We test these hypotheses using a statistical method called the Chi-Square test. The goal is to determine whether any observed differences between data sets are due to chance or indicate a real variance.

The significance level, often denoted by alpha (\( \alpha \)), is a threshold set by the researcher before conducting hypothesis testing. It helps to decide whether to reject the null hypothesis. In this case, a 5% significance level (\( \alpha = 0.05 \)) is used.
A 5% significance level means that there is a 5% risk of concluding that a difference exists when there is none. This is called a Type I error. When the p-value obtained from our test is less than or equal to 0.05, the null hypothesis is rejected, indicating that the observed pattern is statistically significant.
Setting the significance level helps in making informed and reliable decisions based on the data, ensuring the results of the test are meaningful and not due to random fluctuations.

Degrees of freedom (df) are a crucial part of statistical tests, representing the number of values in the final calculation that are free to vary. They are determined based on the sample size and the nature of the data.
For the Chi-Square test, the degrees of freedom are calculated using the formula:
\[(df) = (number \ of \ rows - 1) \times (number \ of \ columns - 1)\]

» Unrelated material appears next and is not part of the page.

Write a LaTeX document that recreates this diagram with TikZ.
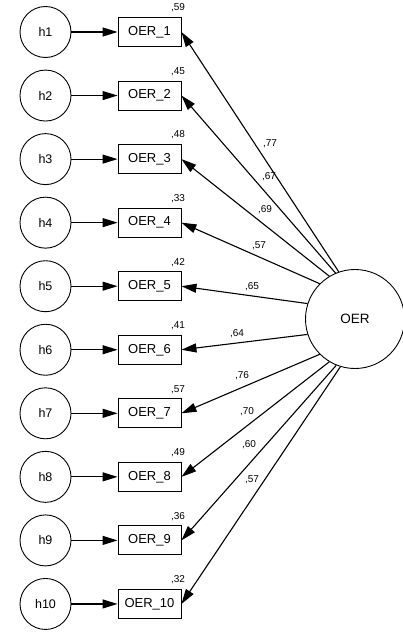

In the forest fire example, there are 2 regions (rows) and 4 causes (columns). Therefore, the degrees of freedom are calculated as \((2-1) \times (4-1) = 3\).Knowing the degrees of freedom helps us determine the critical value from the Chi-Square distribution table. This critical value is used to compare against the calculated Chi-Square statistic to decide if we reject or fail to reject the null hypothesis.

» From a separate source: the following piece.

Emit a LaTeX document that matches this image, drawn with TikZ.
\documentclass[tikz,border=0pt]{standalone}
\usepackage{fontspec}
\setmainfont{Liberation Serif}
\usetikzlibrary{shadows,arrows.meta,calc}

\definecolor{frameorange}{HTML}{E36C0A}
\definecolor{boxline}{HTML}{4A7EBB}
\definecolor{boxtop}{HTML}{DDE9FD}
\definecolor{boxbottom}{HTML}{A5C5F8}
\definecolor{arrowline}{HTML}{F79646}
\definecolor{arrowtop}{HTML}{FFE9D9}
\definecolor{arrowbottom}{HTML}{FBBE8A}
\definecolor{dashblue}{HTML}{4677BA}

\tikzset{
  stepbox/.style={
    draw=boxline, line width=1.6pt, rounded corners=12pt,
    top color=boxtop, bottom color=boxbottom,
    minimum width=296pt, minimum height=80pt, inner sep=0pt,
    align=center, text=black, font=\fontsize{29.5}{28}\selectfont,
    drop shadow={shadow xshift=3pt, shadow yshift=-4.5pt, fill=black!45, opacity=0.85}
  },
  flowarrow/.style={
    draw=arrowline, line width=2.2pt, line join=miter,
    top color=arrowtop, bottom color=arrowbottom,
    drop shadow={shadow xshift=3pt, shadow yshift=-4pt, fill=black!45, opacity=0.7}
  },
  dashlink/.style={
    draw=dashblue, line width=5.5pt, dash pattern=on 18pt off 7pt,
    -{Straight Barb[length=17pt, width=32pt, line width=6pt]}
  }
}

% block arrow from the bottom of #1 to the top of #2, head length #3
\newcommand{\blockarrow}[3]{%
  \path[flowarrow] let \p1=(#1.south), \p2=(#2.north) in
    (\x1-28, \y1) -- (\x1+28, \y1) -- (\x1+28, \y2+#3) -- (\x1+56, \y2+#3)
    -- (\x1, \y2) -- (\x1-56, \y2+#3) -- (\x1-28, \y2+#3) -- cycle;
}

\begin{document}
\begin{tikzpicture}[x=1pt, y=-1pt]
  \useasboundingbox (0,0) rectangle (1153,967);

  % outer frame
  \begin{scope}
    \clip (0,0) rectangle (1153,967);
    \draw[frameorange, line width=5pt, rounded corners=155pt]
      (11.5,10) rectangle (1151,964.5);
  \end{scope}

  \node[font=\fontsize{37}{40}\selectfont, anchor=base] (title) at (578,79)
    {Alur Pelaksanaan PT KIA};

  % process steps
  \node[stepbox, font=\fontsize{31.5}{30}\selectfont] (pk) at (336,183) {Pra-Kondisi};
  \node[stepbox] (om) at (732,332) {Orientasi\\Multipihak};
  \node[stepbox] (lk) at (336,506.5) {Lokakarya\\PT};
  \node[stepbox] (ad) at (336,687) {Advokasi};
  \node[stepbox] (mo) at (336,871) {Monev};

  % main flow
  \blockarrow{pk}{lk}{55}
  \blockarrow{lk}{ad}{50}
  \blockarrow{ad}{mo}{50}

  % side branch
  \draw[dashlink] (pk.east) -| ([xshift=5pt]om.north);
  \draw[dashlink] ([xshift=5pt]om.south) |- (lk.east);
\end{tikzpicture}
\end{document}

Observed frequencies are the actual counts obtained from the data under investigation. In the context of the forest fire example, these frequencies show how often each cause occurred in both regions. On the other hand, expected frequencies represent what would be expected if the null hypothesis were true.
The expected frequency for any cell in the table is calculated by:
\[E_{i,j} = \frac{(\text{row total}_i \times \text{column total}_j)}{\text{grand total}}\]
For example, to find the expected frequency of arson-caused fires in Region A, the formula accounts for the proportion of total fires and applies it to specific categories.
The combination of comparing observed and expected frequencies is crucial in the Chi-Square test. It helps determine if deviations between observed and expected counts are significant or just due to random variations, ultimately guiding the hypothesis outcome.